-- start of MATERIAL FOR THE TASK --
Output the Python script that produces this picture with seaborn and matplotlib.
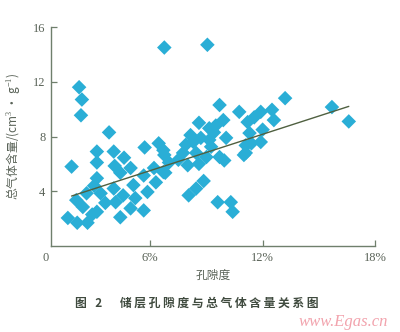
import matplotlib
matplotlib.use("Agg")
import matplotlib.pyplot as plt
import seaborn as sns
import pandas as pd
import numpy as np

# porosity (%) and total gas content (cm3/g)
porosity = [1.8, 2.2, 2.35, 2.3, 3.8, 3.15, 4.05, 4.6, 5.7, 6.45,
            3.15, 4.1, 4.95, 4.4, 3.15, 5.65, 6.2, 6.8, 6.3, 5.85,
            5.1, 4.05, 3.35, 2.6, 2.05, 2.4, 3.15, 3.6, 4.15, 4.55,
            5.2, 4.95, 5.65, 4.4, 1.6, 2.1, 2.65, 6.75, 9.05, 2.9,
            6.7, 6.75, 7.75, 8.0, 6.7, 7.0, 9.7, 10.75, 8.6, 9.9,
            9.5, 11.2, 9.15, 8.15, 8.7, 9.15, 10.05, 11.3, 8.45, 9.25,
            9.7, 9.0, 11.1, 11.0, 9.95, 8.05, 8.45, 8.85, 9.6, 10.3,
            10.4, 7.5, 8.6, 13.2, 15.7, 16.6, 12.5, 11.9, 11.55, 12.6,
            12.0, 11.9, 11.4, 11.1, 7.9, 3.0, 8.3, 9.4]
gas = [5.8, 11.6, 10.7, 9.55, 8.3, 6.9, 6.9, 6.45, 7.2, 7.5,
       6.1, 5.85, 5.7, 5.35, 4.95, 5.15, 5.7, 5.35, 4.65, 3.95,
       4.45, 4.2, 3.85, 3.85, 3.35, 2.85, 2.5, 3.15, 3.2, 3.7,
       3.5, 2.75, 2.6, 2.1, 2.05, 1.7, 1.7, 14.5, 14.7, 2.3,
       7.0, 6.65, 6.8, 5.9, 5.4, 6.1, 10.3, 9.8, 9.0, 9.2,
       8.8, 9.05, 8.6, 8.1, 7.9, 7.75, 7.9, 8.25, 6.8, 7.25,
       6.5, 6.5, 7.35, 6.65, 6.25, 3.7, 4.2, 4.75, 3.2, 3.2,
       2.5, 6.3, 6.0, 10.8, 10.15, 9.1, 9.95, 9.8, 9.4, 9.2,
       8.5, 7.6, 7.5, 6.8, 7.4, 4.4, 7.6, 8.3]

trend_x = [1.8, 16.6]
trend_y = [3.65, 10.2]

y_ticks = [4, 8, 12, 16]
x_ticks = [6, 12, 18]
x_tick_labels = ["6%", "12%", "18%"]

df = pd.DataFrame({"porosity": porosity, "gas": gas})
tdf = pd.DataFrame({"x": trend_x, "y": trend_y})

sns.set_theme(style="ticks")
plt.rcParams["font.family"] = ["Liberation Serif", "Noto Sans CJK SC", "DejaVu Sans"]
plt.rcParams["mathtext.fontset"] = "custom"
plt.rcParams["mathtext.rm"] = "Liberation Serif"

axis_col = "#6f7f6c"
text_col = "#5a6358"

fig = plt.figure(figsize=(4.0, 3.32), dpi=100)
ax = fig.add_axes([51/400, 1-246/332, (375-51)/400, (246-27)/332])

sns.scatterplot(data=df, x="porosity", y="gas", marker="D", s=55,
                color="#2aaed6", edgecolor="none", linewidth=0, ax=ax, zorder=3)
sns.lineplot(data=tdf, x="x", y="y", color="#4f6040", linewidth=1.0, ax=ax, zorder=4)

ax.set_xlim(0.7, 18.0)
ax.set_ylim(0, 16)
ax.set_xticks(x_ticks)
ax.set_xticklabels(x_tick_labels)
ax.set_yticks(y_ticks)
ax.tick_params(direction="in", length=4, width=0.9, color=axis_col,
               labelcolor=text_col, labelsize=9, pad=4)
for s in ["top", "right"]:
    ax.spines[s].set_visible(False)
for s in ["left", "bottom"]:
    ax.spines[s].set_color(axis_col)
    ax.spines[s].set_linewidth(1.0)

ax.text(46/400, 1-258/332, "0", transform=fig.transFigure, ha="center", va="center",
        fontsize=9, color=text_col)

ax.set_xlabel("孔隙度", family=["Noto Sans CJK SC", "DejaVu Sans"], fontsize=8.5,
              color=text_col, labelpad=4)
ax.set_ylabel("总气体含量/(cm$^3$ · g$^{-1}$)", family=["Noto Sans CJK SC", "DejaVu Sans"],
              fontsize=8.5, color=text_col, labelpad=8)

fig.text(197/400, 1-303/332, "图\u2002 2\u2003\u2002储 层 孔 隙 度 与 总 气 体 含 量 关 系 图",
         family=["Noto Sans CJK SC", "DejaVu Sans"], fontsize=8.5, fontweight="bold",
         color="#3f4a3e", ha="center", va="center")
fig.text(343/400, 1-322/332, "www.Egas.cn", family=["Liberation Serif"], style="italic",
         fontsize=12, color="#f2a3ad", ha="center", va="center")

fig.savefig("out.png", dpi=100)
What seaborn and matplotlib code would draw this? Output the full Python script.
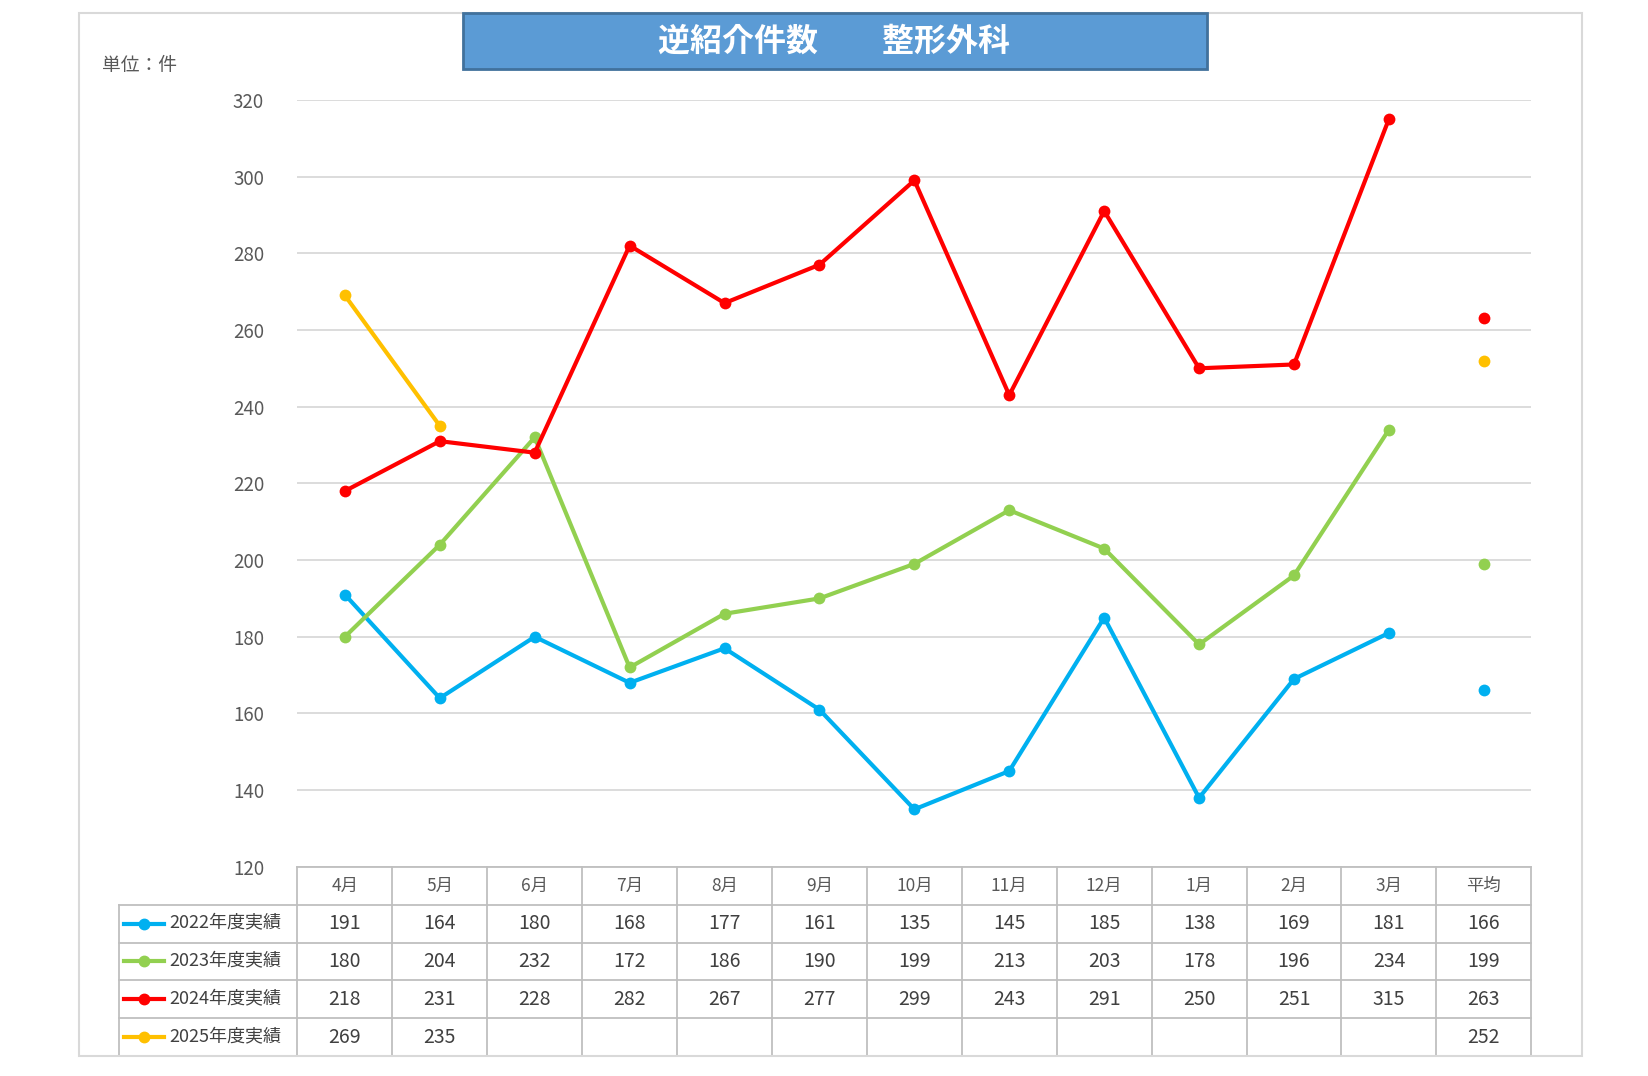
-- end of MATERIAL FOR THE TASK --
WHAT TO DO ▸ Say how many lines hold the word "matplotlib", giving the number and nothing else.

FINISHED TASK ▸ 5